--- Start of ENTRIES ---

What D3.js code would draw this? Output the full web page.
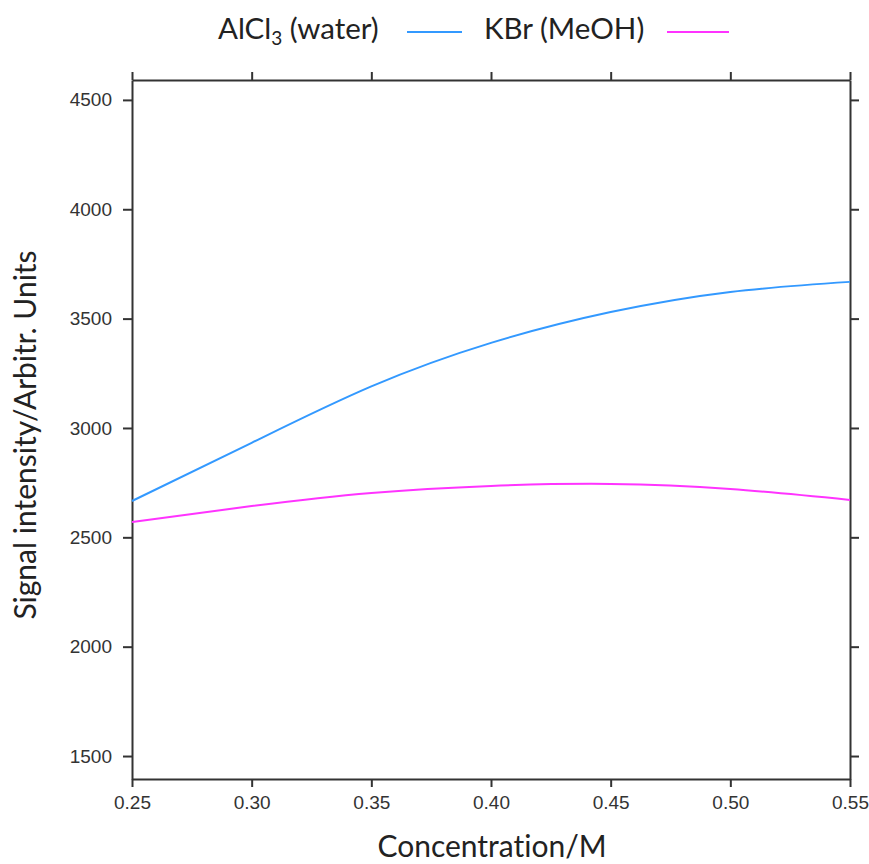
<!DOCTYPE html>
<html>
<head>
<meta charset="utf-8">
<script src="https://cdn.jsdelivr.net/npm/d3@7"></script>
<style>
  html, body { margin: 0; padding: 0; background: #fff; }
  svg { display: block; }
  text { font-variant-ligatures: none; }
</style>
</head>
<body>
<svg id="chart" width="869" height="864"></svg>
<script>
// Concentration (M) and fitted signal intensities for the two salt solutions
const concentration = [0.25, 0.30, 0.35, 0.40, 0.45, 0.50, 0.55];
const alcl3Water = [2666, 2932, 3190, 3389, 3530, 3622, 3668];
const kbrMeoh = [2570, 2643, 2703, 2735, 2744, 2721, 2671];

const xTicks = [0.25, 0.30, 0.35, 0.40, 0.45, 0.50, 0.55];
const yTicks = [1500, 2000, 2500, 3000, 3500, 4000, 4500];

const series = [
  { name: "AlCl", sub: "3", rest: " (water)", values: alcl3Water, color: "#3399ff" },
  { name: "KBr (MeOH)", sub: "", rest: "", values: kbrMeoh, color: "#ff33ff" }
];

const svg = d3.select("#chart");
const plot = { left: 132, right: 850, top: 80, bottom: 779 };
const axisColor = "#333";
const titleFont = "Lato, 'Open Sans', sans-serif";
const tickFont = "'Liberation Sans', Arial, sans-serif";

const x = d3.scaleLinear().domain([0.25, 0.55]).range([plot.left, plot.right]);
const y = d3.scaleLinear().domain([1395, 4591]).range([plot.bottom, plot.top]);

function styleAxis(g) {
  g.select(".domain").attr("stroke", axisColor).attr("stroke-width", 2);
  g.selectAll(".tick line").attr("stroke", axisColor).attr("stroke-width", 2);
  g.selectAll(".tick text")
    .attr("fill", "#333")
    .style("font-family", tickFont)
    .style("font-size", "19px");
}

// Bottom axis with labels
svg.append("g")
  .attr("transform", `translate(0,${plot.bottom})`)
  .call(d3.axisBottom(x).tickValues(xTicks).tickFormat(d3.format(".2f")).tickSize(8).tickSizeOuter(0).tickPadding(9))
  .call(styleAxis);

// Top axis, ticks only
svg.append("g")
  .attr("transform", `translate(0,${plot.top})`)
  .call(d3.axisTop(x).tickValues(xTicks).tickFormat("").tickSize(8).tickSizeOuter(0))
  .call(styleAxis);

// Left axis with labels
svg.append("g")
  .attr("transform", `translate(${plot.left},0)`)
  .call(d3.axisLeft(y).tickValues(yTicks).tickFormat(d3.format("d")).tickSize(9).tickSizeOuter(0).tickPadding(11))
  .call(styleAxis);

// Right axis, ticks only
svg.append("g")
  .attr("transform", `translate(${plot.right},0)`)
  .call(d3.axisRight(y).tickValues(yTicks).tickFormat("").tickSize(9).tickSizeOuter(0))
  .call(styleAxis);

// Curves
const line = d3.line()
  .x((d, i) => x(concentration[i]))
  .y(d => y(d))
  .curve(d3.curveNatural);

svg.append("g").selectAll("path.series")
  .data(series)
  .join("path")
  .attr("class", "series")
  .attr("fill", "none")
  .attr("stroke", d => d.color)
  .attr("stroke-width", 2)
  .attr("d", d => line(d.values));

// Axis titles
svg.append("text")
  .attr("x", (plot.left + plot.right) / 2 + 1)
  .attr("y", 857)
  .attr("text-anchor", "middle")
  .attr("fill", "#222")
  .style("font-family", titleFont)
  .style("font-size", "30px")
  .text("Concentration/M");

svg.append("text")
  .attr("transform", `translate(36,435) rotate(-90)`)
  .attr("text-anchor", "middle")
  .attr("fill", "#222")
  .style("font-family", titleFont)
  .style("font-size", "30px")
  .text("Signal intensity/Arbitr. Units");

// Legend
const legend = svg.append("g");
const legendItems = [
  { textX: 218, lineX1: 407, lineX2: 462, s: series[0] },
  { textX: 484, lineX1: 667, lineX2: 729, s: series[1] }
];
legendItems.forEach(item => {
  const t = legend.append("text")
    .attr("x", item.textX)
    .attr("y", 39)
    .attr("fill", "#222")
    .style("font-family", titleFont)
    .style("font-size", "29.5px");
  t.append("tspan").text(item.s.name);
  if (item.s.sub) {
    t.append("tspan").attr("dy", 6).style("font-size", "19px").text(item.s.sub);
    t.append("tspan").attr("dy", -6).text(item.s.rest);
  }
  legend.append("line")
    .attr("x1", item.lineX1).attr("x2", item.lineX2)
    .attr("y1", 32).attr("y2", 32)
    .attr("stroke", item.s.color)
    .attr("stroke-width", 2);
});
</script>
</body>
</html>
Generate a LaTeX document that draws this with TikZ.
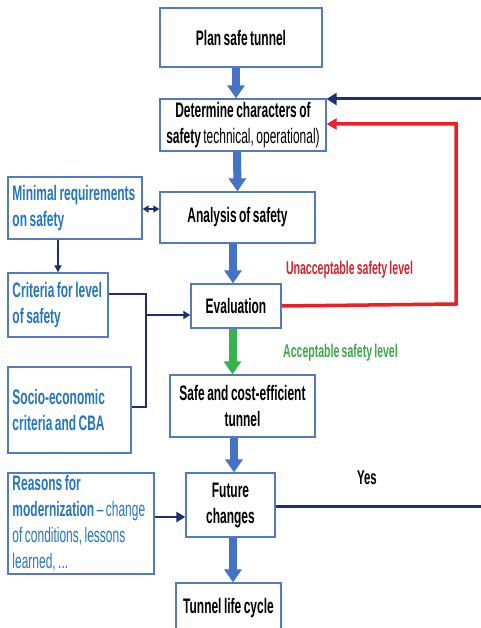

--- End of ENTRIES ---

▶ [WRITTEN PROBLEM]:
Gather every line from the listing above in which "with" appears, and copy those lines.

▶ [CORRECT RESPONSE]:
// Bottom axis with labels
// Left axis with labels
Generate a LaTeX document that draws this with TikZ.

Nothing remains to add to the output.